Monday, May 15, 2017

Watch out for the COPS!

As many teachers know, COPS is an editing strategy often taught to kids. It stands for Capitalisation, Organisation, Punctuation, Spelling. Are these the things we need to be editing for and why?
In looking at the Horizon Project, I found myself editing these things almost automatically. I also looked at wording or phrasing, and conciseness. What led me to change something? If I felt there was a better way, which I had been taught as the standard way, I simply changed it.

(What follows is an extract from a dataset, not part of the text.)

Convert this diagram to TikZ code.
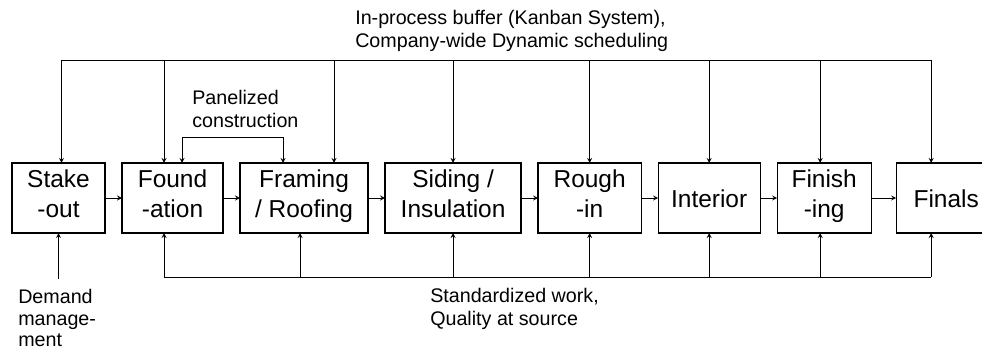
\documentclass[tikz,border=0pt]{standalone}
\usepackage{fontspec}
\setmainfont{Liberation Sans}
\usetikzlibrary{arrows, positioning, calc}
\tikzstyle{stage} = [rectangle, minimum height=1.75cm, text centered, align=center, draw=black, line width=0.9pt, inner sep=2pt, outer sep=0pt, font=\fontsize{17.4}{21.3}\selectfont, execute at begin node={\rule{0pt}{20.5pt}}, execute at end node=\strut]
\tikzstyle{note} = [align=left, inner sep=0pt, font=\fontsize{14}{16.5}\selectfont]
\tikzstyle{arrow} = [line width=0.6pt,->,>=stealth]
\tikzstyle{line} = [line width=0.6pt]

\begin{document}
\begin{tikzpicture}[x=0.025cm, y=-0.025cm, node distance=0.425cm]
\useasboundingbox (0,0) rectangle (982,356);

\node (stake) [stage, minimum width=2.325cm] at (58.5,198) {Stake\\-out};
\node (found) [stage, minimum width=2.525cm, right=of stake] {Found\\-ation};
\node (framing) [stage, minimum width=3.2cm, right=of found] {Framing\\/ Roofing};
\node (siding) [stage, minimum width=3.4cm, right=of framing] {Siding /\\Insulation};
\node (rough) [stage, minimum width=2.575cm, right=of siding] {Rough\\-in};
\node (interior) [stage, minimum width=2.55cm, right=of rough] {Interior};
\node (finish) [stage, minimum width=2.35cm, right=of interior] {Finish\\-ing};
\node (finals) [stage, minimum width=2.5cm, right=0.625cm of finish] {Finals};

\node (buffer) [note, anchor=west] at (355,31) {In-process buffer (Kanban System),\\Company-wide Dynamic scheduling};
\node (panel) [note, anchor=west] at (192,109) {Panelized\\construction};
\node (standard) [note, anchor=west] at (430,309) {Standardized work,\\Quality at source};
\node (demand) [note, anchor=west, font=\fontsize{14}{15}\selectfont] at (18,318) {Demand\\manage-\\ment};

\coordinate (topbus) at (0,60);
\coordinate (botbus) at (0,277);
\coordinate (demandtip) at (58.5,279);

% main flow
\draw [arrow] (stake) -- (found);
\draw [arrow] (found) -- (framing);
\draw [arrow] (framing) -- (siding);
\draw [arrow] (siding) -- (rough);
\draw [arrow] (rough) -- (interior);
\draw [arrow] (interior) -- (finish);
\draw [arrow] (finish) -- (finals);

% buffer / scheduling from above
\draw [line] ($(stake.north |- topbus)+(3,0)$) -- ($(finals.north |- topbus)+(-15,0)$);
\draw [arrow] ($(stake.north |- topbus)+(3,0)$) -- ($(stake.north)+(3,0)$);
\draw [arrow] ($(found.north |- topbus)+(-8.5,0)$) -- ($(found.north)+(-8.5,0)$);
\draw [arrow] ($(framing.north |- topbus)+(30,0)$) -- ($(framing.north)+(30,0)$);
\draw [arrow] (siding.north |- topbus) -- (siding.north);
\draw [arrow] (rough.north |- topbus) -- (rough.north);
\draw [arrow] (interior.north |- topbus) -- (interior.north);
\draw [arrow] ($(finish.north |- topbus)+(-4,0)$) -- ($(finish.north)+(-4,0)$);
\draw [arrow] ($(finals.north |- topbus)+(-15,0)$) -- ($(finals.north)+(-15,0)$);

% panelized construction
\draw [line, <->, >=stealth] ($(found.north)+(9.5,0)$) -- ++(0,-26) -| ($(framing.north)+(-21,0)$);

% standardized work from below
\draw [line] ($(found.south |- botbus)+(-8.5,0)$) -- ($(finals.south |- botbus)+(-15,0)$);
\draw [arrow] ($(found.south |- botbus)+(-8.5,0)$) -- ($(found.south)+(-8.5,0)$);
\draw [arrow] ($(framing.south |- botbus)+(-4,0)$) -- ($(framing.south)+(-4,0)$);
\draw [arrow] (siding.south |- botbus) -- (siding.south);
\draw [arrow] (rough.south |- botbus) -- (rough.south);
\draw [arrow] (interior.south |- botbus) -- (interior.south);
\draw [arrow] ($(finish.south |- botbus)+(-4,0)$) -- ($(finish.south)+(-4,0)$);
\draw [arrow] ($(finals.south |- botbus)+(-15,0)$) -- ($(finals.south)+(-15,0)$);

% demand
\draw [arrow] (demandtip) -- (stake.south);
\end{tikzpicture}
\end{document}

But is this valid? Is it even necessary? Perhaps the digital immigrants such as I need to get out of the way. Perhaps the digital natives don't need any COPS to help them comprehend. Jeff Mason cites Bruno Giussani's blog about an interesting research project The kids only used standard language when it was useful to them. Language is used for commumication. You are using it right now to read my blog post. If you talk about it, you will be using language to orally communicate. If you use pictures or photos, that is yet another language. If you use music, that is yet (and I think often the best, being a musician) another communication.
So why is a standard needed, except to pass school? Is there a standard-form used in the business world, where most of our graduates are heading? Maybe it is more important to emphasize problem solving, critical analysis, and creativity, rather than that standard form of language which was pummeled into my head.
I studied German. High German. My relatives speak (pause as I think of the English term here...) Bavarian. So I had to learn two languages. I'm sure the same is true for other languages except Latin and ancient Greek. Is it cost-effective to teach this way?
Ethnocentrism. Why do I assume that my culture is the dominant one? I have been raised to not even question this assumption, but I find it is not at all Christ-like. I need to examine myself more closely and to become more aware of assumptions that I carry around. And then I need to create an environment for my students to do the same.
As you can gather, I was wrong. Ethnocentrically wrong. I hope to use this experience as a springboard for my learning and through it to become just a little more like He would want me to be.